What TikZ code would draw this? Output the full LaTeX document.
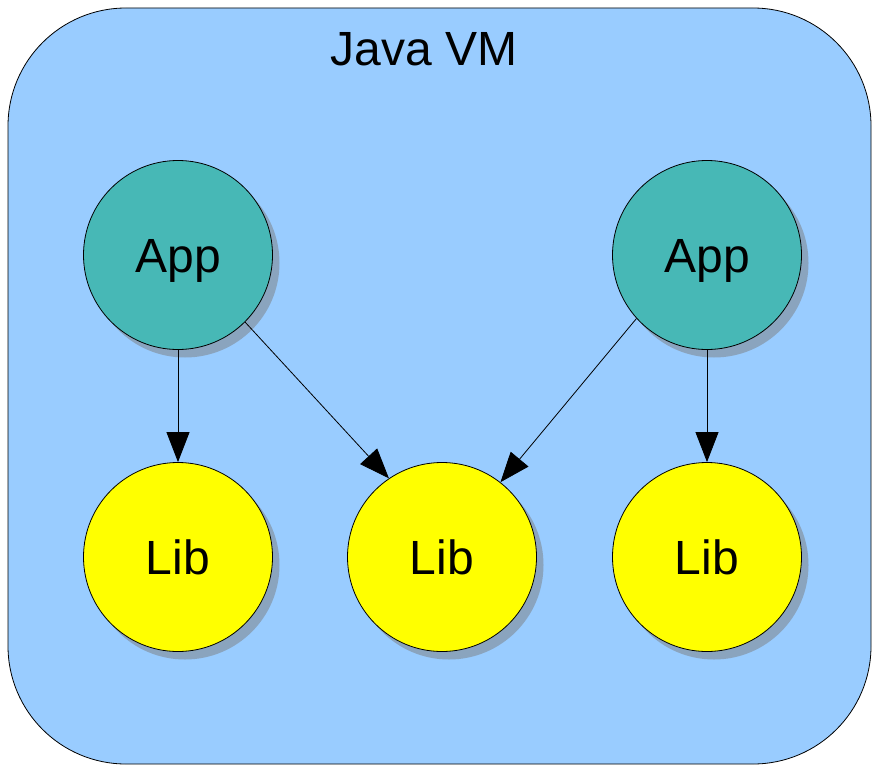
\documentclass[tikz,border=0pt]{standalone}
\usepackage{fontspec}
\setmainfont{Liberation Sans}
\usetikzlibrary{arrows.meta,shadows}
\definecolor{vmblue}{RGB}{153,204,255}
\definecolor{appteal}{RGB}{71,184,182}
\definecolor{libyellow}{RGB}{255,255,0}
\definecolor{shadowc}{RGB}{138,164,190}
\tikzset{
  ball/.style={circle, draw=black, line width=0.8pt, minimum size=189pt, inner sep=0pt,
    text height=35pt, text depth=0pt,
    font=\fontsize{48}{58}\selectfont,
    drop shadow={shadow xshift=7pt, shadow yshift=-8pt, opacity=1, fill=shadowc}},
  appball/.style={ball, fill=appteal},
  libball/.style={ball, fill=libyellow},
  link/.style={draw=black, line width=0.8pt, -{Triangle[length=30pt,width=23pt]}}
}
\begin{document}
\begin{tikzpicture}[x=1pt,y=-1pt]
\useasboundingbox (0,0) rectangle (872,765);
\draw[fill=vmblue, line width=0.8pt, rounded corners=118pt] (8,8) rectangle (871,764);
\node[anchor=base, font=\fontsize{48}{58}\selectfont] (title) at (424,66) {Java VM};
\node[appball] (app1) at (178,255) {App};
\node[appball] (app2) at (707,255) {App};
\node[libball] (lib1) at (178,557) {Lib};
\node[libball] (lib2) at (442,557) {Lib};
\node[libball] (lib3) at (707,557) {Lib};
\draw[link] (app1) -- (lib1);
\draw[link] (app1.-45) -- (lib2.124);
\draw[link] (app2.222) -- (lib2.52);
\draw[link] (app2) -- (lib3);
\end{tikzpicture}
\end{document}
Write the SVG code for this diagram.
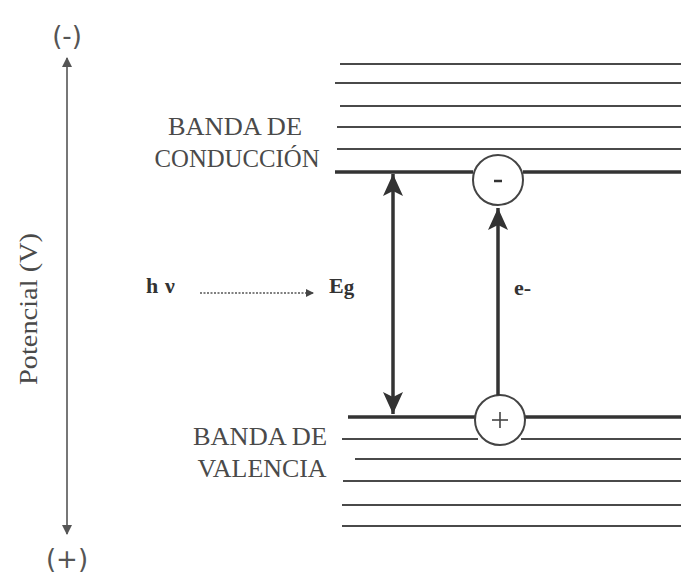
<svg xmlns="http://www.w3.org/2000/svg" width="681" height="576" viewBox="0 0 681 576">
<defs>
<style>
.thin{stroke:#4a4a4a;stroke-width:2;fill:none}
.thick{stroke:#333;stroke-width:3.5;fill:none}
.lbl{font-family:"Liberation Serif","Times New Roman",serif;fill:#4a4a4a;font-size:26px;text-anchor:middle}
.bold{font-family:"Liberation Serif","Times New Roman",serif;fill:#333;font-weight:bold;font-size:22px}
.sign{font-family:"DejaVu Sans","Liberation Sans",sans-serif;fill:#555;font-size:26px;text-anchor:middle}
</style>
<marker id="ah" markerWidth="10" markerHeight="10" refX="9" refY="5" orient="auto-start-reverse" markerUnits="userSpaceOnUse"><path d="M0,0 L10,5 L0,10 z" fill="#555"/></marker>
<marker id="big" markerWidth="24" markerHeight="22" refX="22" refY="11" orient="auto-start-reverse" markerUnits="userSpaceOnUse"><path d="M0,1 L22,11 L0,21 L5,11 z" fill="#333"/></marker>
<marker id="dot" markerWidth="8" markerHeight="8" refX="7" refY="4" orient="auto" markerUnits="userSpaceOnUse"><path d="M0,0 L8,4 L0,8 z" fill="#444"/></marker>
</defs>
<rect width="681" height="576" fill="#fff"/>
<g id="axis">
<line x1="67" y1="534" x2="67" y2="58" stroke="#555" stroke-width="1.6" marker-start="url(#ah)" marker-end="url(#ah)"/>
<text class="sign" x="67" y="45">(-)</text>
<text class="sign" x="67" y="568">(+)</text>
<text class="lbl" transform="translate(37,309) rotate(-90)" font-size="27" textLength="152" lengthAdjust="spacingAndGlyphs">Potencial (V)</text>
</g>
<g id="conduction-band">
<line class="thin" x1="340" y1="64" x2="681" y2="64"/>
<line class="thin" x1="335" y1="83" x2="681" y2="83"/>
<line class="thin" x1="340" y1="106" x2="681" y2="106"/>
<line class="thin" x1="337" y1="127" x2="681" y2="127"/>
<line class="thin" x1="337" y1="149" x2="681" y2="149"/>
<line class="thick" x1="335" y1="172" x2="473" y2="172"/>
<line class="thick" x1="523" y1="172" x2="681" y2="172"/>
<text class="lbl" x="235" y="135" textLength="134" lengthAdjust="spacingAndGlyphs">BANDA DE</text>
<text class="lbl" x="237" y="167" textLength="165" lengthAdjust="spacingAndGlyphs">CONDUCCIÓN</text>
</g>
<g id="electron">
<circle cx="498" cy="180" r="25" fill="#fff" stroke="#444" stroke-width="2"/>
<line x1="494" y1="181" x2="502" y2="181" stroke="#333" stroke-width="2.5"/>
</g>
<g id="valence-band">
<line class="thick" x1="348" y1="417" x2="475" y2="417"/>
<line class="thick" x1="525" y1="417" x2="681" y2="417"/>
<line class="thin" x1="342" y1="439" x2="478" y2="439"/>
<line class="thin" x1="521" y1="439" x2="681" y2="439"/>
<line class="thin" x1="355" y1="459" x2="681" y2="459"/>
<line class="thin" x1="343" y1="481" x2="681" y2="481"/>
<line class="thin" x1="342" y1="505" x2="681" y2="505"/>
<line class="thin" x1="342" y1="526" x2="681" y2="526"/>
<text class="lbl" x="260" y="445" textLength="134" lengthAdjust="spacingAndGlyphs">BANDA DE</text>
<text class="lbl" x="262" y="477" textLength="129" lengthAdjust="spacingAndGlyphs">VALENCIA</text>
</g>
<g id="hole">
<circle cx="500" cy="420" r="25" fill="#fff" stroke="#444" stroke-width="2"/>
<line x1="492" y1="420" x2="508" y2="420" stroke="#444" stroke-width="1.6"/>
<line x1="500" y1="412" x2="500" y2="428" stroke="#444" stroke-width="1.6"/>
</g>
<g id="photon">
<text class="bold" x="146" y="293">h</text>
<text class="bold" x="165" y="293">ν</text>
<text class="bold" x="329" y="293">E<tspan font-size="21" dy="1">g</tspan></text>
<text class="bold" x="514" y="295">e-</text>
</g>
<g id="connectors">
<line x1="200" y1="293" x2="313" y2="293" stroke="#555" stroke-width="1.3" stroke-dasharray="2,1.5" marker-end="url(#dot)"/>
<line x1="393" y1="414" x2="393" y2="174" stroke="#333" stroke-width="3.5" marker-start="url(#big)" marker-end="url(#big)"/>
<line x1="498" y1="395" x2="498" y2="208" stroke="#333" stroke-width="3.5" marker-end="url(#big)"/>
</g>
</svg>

______

- **What the task requires**
Write out every line from the entries where "code" appears.

- **Solution to the exercise**
What TikZ code would draw this? Output the full LaTeX document.
Write the SVG code for this diagram.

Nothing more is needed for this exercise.